Some assets may require specialist legal, tax, regulatory, or investment advice before being transferred or held through a company. OCR does not provide legal, tax, financial, investment, or regulatory advice.

Responsible note

Asset holding structures should be designed carefully. Ownership, source of funds, commercial purpose, banking needs, tax reporting, and legal responsibilities should be understood before forming the company.

Choosing the Right Jurisdiction for a Holding Company

There is no single best jurisdiction for every holding company. The right option depends on the asset type, ownership structure, client residence, banking needs, reporting obligations, reputation requirements, and long-term goals.

Some clients may consider jurisdictions such as BVI, Seychelles, Belize, Panama, Mauritius, UAE, Singapore, Hong Kong, or the United Kingdom depending on the intended use and corporate profile.

Important jurisdiction factors include:

  • Type of asset being held
  • Ownership structure and beneficial ownership requirements
  • Jurisdiction reputation and acceptance
  • Banking, EMI, or custody-related requirements
  • Company maintenance costs
  • Reporting, accounting, or filing obligations
  • Business substance or local presence expectations
  • Client residence and tax reporting responsibilities
  • Long-term corporate administration needs

OCR helps clients compare options through offshore jurisdiction guidance before moving forward.

Banking, Documentation, and Due Diligence

Holding companies may still require banking or financial accounts, depending on their purpose. However, banks and financial institutions usually review holding companies carefully because the business activity may be limited or investment-focused.

A holding company may need to explain what it holds, why it was created, who owns it, where funds came from, how assets were acquired, and what future transactions are expected.

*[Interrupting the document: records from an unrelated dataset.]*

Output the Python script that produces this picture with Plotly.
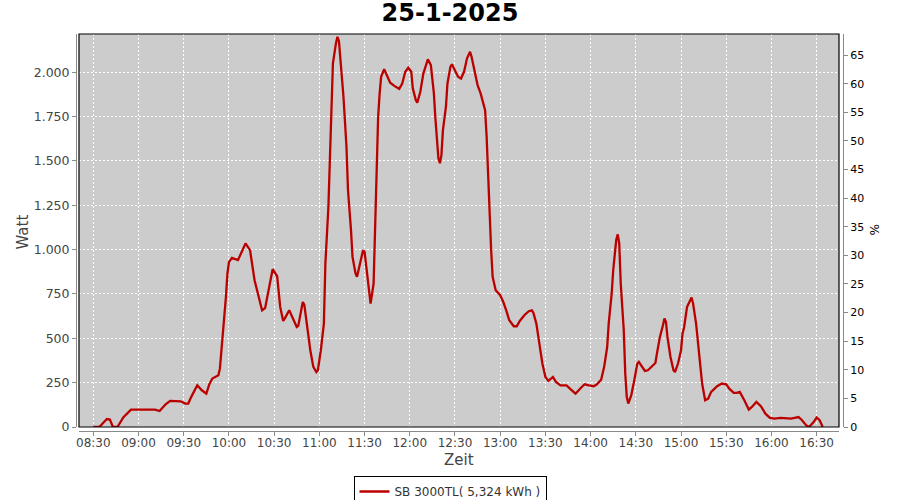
import pandas as pd
import plotly.graph_objects as go

DATE = "2025-01-25"
TITLE = "25-1-2025"
SERIES_NAME = "SB 3000TL( 5,324 kWh )"

times = [
    "08:30", "08:34", "08:39", "08:41", "08:43", "08:46", "08:50", "08:55", "09:11", "09:14",
    "09:18", "09:21", "09:28", "09:31", "09:33", "09:35", "09:39", "09:42", "09:45", "09:47",
    "09:49", "09:53", "09:54", "09:55", "09:57", "09:58", "09:59", "10:00", "10:02", "10:06",
    "10:11", "10:14", "10:17", "10:22", "10:24", "10:27", "10:29", "10:32", "10:34", "10:36",
    "10:37", "10:40", "10:43", "10:45", "10:46", "10:48", "10:49", "10:50", "10:52", "10:54",
    "10:56", "10:58", "10:59", "11:01", "11:03", "11:04", "11:06", "11:07", "11:08", "11:09",
    "11:11", "11:12", "11:13", "11:14", "11:16", "11:18", "11:19", "11:21", "11:22", "11:24",
    "11:25", "11:27", "11:29", "11:30", "11:32", "11:33", "11:34", "11:36", "11:37", "11:38",
    "11:39", "11:40", "11:41", "11:43", "11:45", "11:47", "11:50", "11:53", "11:55", "11:57",
    "11:59", "12:01", "12:02", "12:04", "12:05", "12:07", "12:09", "12:11", "12:12", "12:14",
    "12:16", "12:17", "12:18", "12:19", "12:20", "12:21", "12:22", "12:24", "12:25", "12:27",
    "12:28", "12:30", "12:32", "12:34", "12:36", "12:38", "12:40", "12:41", "12:43", "12:45",
    "12:47", "12:48", "12:50", "12:51", "12:52", "12:53", "12:54", "12:55", "12:57", "13:00",
    "13:02", "13:04", "13:06", "13:09", "13:11", "13:13", "13:16", "13:19", "13:21", "13:22",
    "13:24", "13:26", "13:28", "13:30", "13:32", "13:35", "13:37", "13:40", "13:44", "13:47",
    "13:50", "13:53", "13:56", "13:59", "14:02", "14:04", "14:07", "14:09", "14:11", "14:12",
    "14:14", "14:15", "14:16", "14:17", "14:18", "14:19", "14:20", "14:22", "14:23", "14:24",
    "14:25", "14:27", "14:29", "14:31", "14:32", "14:34", "14:36", "14:38", "14:40", "14:43",
    "14:44", "14:46", "14:48", "14:49", "14:50", "14:51", "14:53", "14:55", "14:56", "14:58",
    "15:00", "15:01", "15:02", "15:04", "15:07", "15:08", "15:10", "15:12", "15:14", "15:16",
    "15:18", "15:20", "15:24", "15:27", "15:30", "15:32", "15:35", "15:37", "15:39", "15:42",
    "15:45", "15:47", "15:50", "15:53", "15:56", "15:59", "16:02", "16:06", "16:10", "16:13",
    "16:18", "16:20", "16:23", "16:25", "16:28", "16:30", "16:32", "16:34",
]

watt = [
    0, 0, 45, 42, 0, 0, 55, 98, 98, 90,
    128, 147, 145, 132, 132, 170, 235, 207, 188, 241,
    273, 292, 329, 433, 602, 734, 865, 930, 954, 941,
    1035, 997, 828, 658, 670, 809, 890, 850, 677, 598,
    611, 658, 602, 564, 570, 658, 705, 690, 564, 433,
    339, 310, 320, 433, 583, 922, 1241, 1505, 1749, 2051,
    2163, 2200, 2175, 2069, 1862, 1580, 1336, 1110, 959, 866,
    847, 922, 997, 988, 847, 753, 696, 809, 1148, 1449,
    1749, 1880, 1975, 2017, 1975, 1941, 1922, 1907, 1937, 2003,
    2026, 2003, 1910, 1844, 1828, 1890, 1993, 2056, 2073, 2041,
    1881, 1740, 1618, 1515, 1487, 1533, 1674, 1806, 1937, 2032,
    2045, 2013, 1975, 1965, 2003, 2079, 2116, 2088, 2003, 1928,
    1881, 1844, 1787, 1637, 1392, 1185, 997, 846, 771, 743,
    706, 658, 602, 568, 568, 598, 630, 653, 658, 645,
    583, 470, 358, 282, 260, 282, 254, 235, 235, 211,
    188, 216, 241, 235, 230, 239, 267, 339, 451, 583,
    753, 884, 978, 1054, 1086, 1035, 809, 546, 301, 169,
    132, 180, 264, 358, 367, 339, 316, 320, 335, 361,
    414, 508, 574, 612, 593, 508, 395, 320, 310, 358,
    433, 527, 560, 677, 730, 696, 583, 395, 245, 151,
    160, 198, 230, 245, 241, 216, 192, 192, 198, 151,
    98, 113, 141, 117, 75, 51, 47, 51, 47, 47,
    56, 41, 10, 0, 28, 53, 38, 0,
]

watt_ticks = [0, 250, 500, 750, 1000, 1250, 1500, 1750, 2000]
pct_ticks = [0, 5, 10, 15, 20, 25, 30, 35, 40, 45, 50, 55, 60, 65]

x = pd.to_datetime([f"{DATE} {t}" for t in times])

W, H = 900, 500
ML, MR, MT, MB = 76, 57, 34, 69
PW = W - ML - MR
PH = H - MT - MB
xd0 = 3 / PW
xd1 = (PW - 4) / PW
yd0 = 4 / PH

LINE_COLOR = "#bb0000"
AXIS_GRAY = "#8a8a8a"

fig = go.Figure()
fig.add_trace(go.Scatter(
    x=x, y=watt, mode="lines", name=SERIES_NAME,
    line=dict(color=LINE_COLOR, width=2.3),
))
fig.add_trace(go.Scatter(
    x=[x[0]], y=[0], yaxis="y2", mode="markers",
    marker=dict(opacity=0), showlegend=False, hoverinfo="skip",
))

fig.update_layout(
    width=W, height=H,
    margin=dict(l=ML, r=MR, t=MT, b=MB, autoexpand=False),
    paper_bgcolor="white",
    plot_bgcolor="#cccccc",
    separators=",.",
    font=dict(family="DejaVu Sans", size=12, color="#444444"),
    title=dict(text=f"<b>{TITLE}</b>", x=0.5, xanchor="center",
               y=1 - 13 / H, yanchor="middle", yref="container",
               font=dict(size=24, color="black", family="DejaVu Sans")),
    xaxis=dict(
        domain=[xd0, xd1], anchor="free", position=0,
        type="date", automargin=False,
        range=[f"{DATE} 08:20:30", f"{DATE} 16:44:50"],
        tick0=f"{DATE} 08:30", dtick=30 * 60 * 1000,
        tickformat="%H:%M",
        showgrid=True, gridcolor="white", griddash="2px,2px", gridwidth=1,
        showline=True, linecolor=AXIS_GRAY, linewidth=1,
        ticks="outside", ticklen=4, tickcolor=AXIS_GRAY,
        ticklabelstandoff=-3,
        tickfont=dict(size=12, color="#444444"),
        zeroline=False,
    ),
    yaxis=dict(
        domain=[yd0, 1], anchor="free", position=0, automargin=False,
        range=[0, 2216],
        tickvals=watt_ticks, tickformat=",d",
        showgrid=True, gridcolor="white", griddash="2px,2px", gridwidth=1,
        showline=True, linecolor=AXIS_GRAY, linewidth=1,
        ticks="outside", ticklen=4, tickcolor=AXIS_GRAY,
        tickfont=dict(size=12.5, color="#444444"),
        zeroline=False,
    ),
    yaxis2=dict(
        overlaying="y", side="right", anchor="free", position=1, automargin=False,
        range=[0, 68.7], tickvals=pct_ticks,
        showgrid=False, zeroline=False,
        showline=True, linecolor=AXIS_GRAY, linewidth=1,
        ticks="outside", ticklen=4, tickcolor=AXIS_GRAY,
        tickfont=dict(size=11, color="black"),
    ),
    showlegend=True,
    legend=dict(
        orientation="h", x=0.5, xanchor="center", xref="container",
        y=1 - 476 / H, yanchor="top", yref="container",
        bgcolor="white", bordercolor="black", borderwidth=1,
        font=dict(size=12, color="#333333"),
        itemwidth=30, tracegroupgap=0,
    ),
)

# Black border around plot area
fig.add_shape(type="rect", xref="x domain", yref="y domain",
              x0=0, x1=1, y0=0, y1=1,
              line=dict(color="black", width=1.2), fillcolor="rgba(0,0,0,0)",
              layer="above")

# Axis titles
fig.add_annotation(text="Watt", xref="paper", yref="paper",
                   x=(22 - ML) / PW, y=0.5, textangle=-90, showarrow=False,
                   xanchor="center", yanchor="middle",
                   font=dict(size=15, color="#444444"))
fig.add_annotation(text="Zeit", xref="paper", yref="paper",
                   x=(459 - ML) / PW, y=(H - MB - 460) / PH, showarrow=False,
                   xanchor="center", yanchor="middle",
                   font=dict(size=15, color="#444444"))
fig.add_annotation(text="%", xref="paper", yref="paper",
                   x=(874 - ML) / PW, y=(H - MB - 229) / PH, textangle=90,
                   showarrow=False, xanchor="center", yanchor="middle",
                   font=dict(size=12, color="black"))

fig.write_html(
    "out.html",
    config={"displayModeBar": False},
    post_script="document.body.style.margin='0';document.body.style.overflow='hidden';",
)
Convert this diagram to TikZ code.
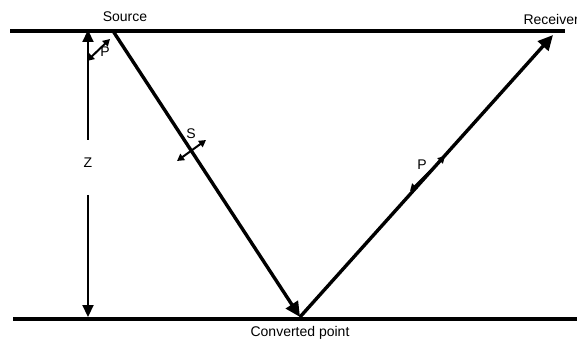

Banks or service providers may request:

  • Company formation documents
  • Passport and proof of address for owners and directors
  • Beneficial ownership information
  • Explanation of asset holding purpose
  • Source of funds and source of wealth details
  • Ownership documents for shares, investments, or assets
  • Contracts, agreements, or transfer documents where applicable
  • Expected transaction summary
  • Tax or regulatory information where required

OCR assists with banking assistance and preparation by helping clients understand what documents and information may be required. Final approval always depends on the bank, EMI, payment provider, compliance review, client profile, business activity, and documents provided.

Common Mistakes to Avoid

Holding structures can become difficult if they are created without proper planning, documents, banking strategy, or compliance awareness.

Common mistakes include:

  • Creating a company without a clear asset holding purpose
  • Choosing a jurisdiction only because it is cheap or private
  • Not preparing source of funds or source of wealth information
  • Not documenting ownership or asset transfer properly
  • Ignoring tax reporting obligations in the owner’s country of residence
  • Assuming banking approval is automatic
  • Using complex ownership structures without clear explanation
  • Failing to maintain company records and annual renewals
  • Not taking legal or tax advice before transferring assets

A stronger approach is to plan the structure carefully before incorporation and prepare the documents needed for registered agent, bank, and compliance review.

Compliance for Asset Holding Companies

Asset holding companies should be maintained carefully. Compliance obligations may include annual renewals, registered agent updates, accounting records, filings, beneficial ownership reporting, economic substance considerations, tax reporting, banking updates, and proper record keeping.

Depending on the asset type, additional legal, tax, regulatory, investment, or reporting obligations may apply. For example, shareholding, real estate, intellectual property, financial assets, or investment interests may each involve different rules.

OCR provides company formation, banking preparation, and corporate support guidance. OCR does not provide legal, tax, accounting, financial, investment, asset protection, succession planning, or regulatory advice. Clients should seek independent professional advice where required.

Responsible holding structure

A holding company should be lawful, documented, transparent where required, and supported by a clear explanation of ownership, asset purpose, source of funds, and compliance responsibilities.

How OCR Can Help

Offshore Companies Registration (OCR) supports clients with offshore company formation, international company registration, holding company setup guidance, jurisdiction comparison, document preparation, banking readiness, and ongoing corporate support.

OCR helps clients understand what may be required before forming a company for asset holding, including ownership information, business purpose, asset description, jurisdiction suitability, banking expectations, source of funds explanation, and document readiness.

OCR does not guarantee bank account approval, asset protection outcomes, tax outcomes, regulatory acceptance, or any specific commercial result. All services are subject to due diligence, documentation requirements, applicable laws, registered agent review, bank review, payment provider review, and third-party approval where required.

Final Thoughts

An offshore company may be considered for holding assets when there is a clear purpose, suitable jurisdiction, proper documentation, transparent ownership where required, and compliance awareness.

The structure should not be selected only for privacy, cost, or appearance. It should be lawful, explainable, documented, and aligned with the client’s long-term goals.

If you are considering an offshore or international holding company, OCR can help you understand the next steps confidentially and professionally.

Frequently Asked Questions

Short answers to common questions about offshore holding companies, asset holding, investment holding, documents, banking, and compliance.

Can an offshore company hold assets?

It may be possible depending on the asset type, jurisdiction, ownership structure, legal requirements, tax position, banking needs, and compliance obligations.

What assets can a holding company hold?

A holding company may hold shares, investment interests, intellectual property, contractual rights, or other assets where legally permitted and properly documented.

Can OCR provide asset protection advice?

No. OCR provides company formation, banking preparation, and corporate support guidance. Clients should seek independent legal, tax, investment, or asset protection advice where required.

Does a holding company need banking?

It depends on the company’s purpose. If banking is required, approval depends on the bank, compliance review, ownership structure, source of funds, and supporting documents.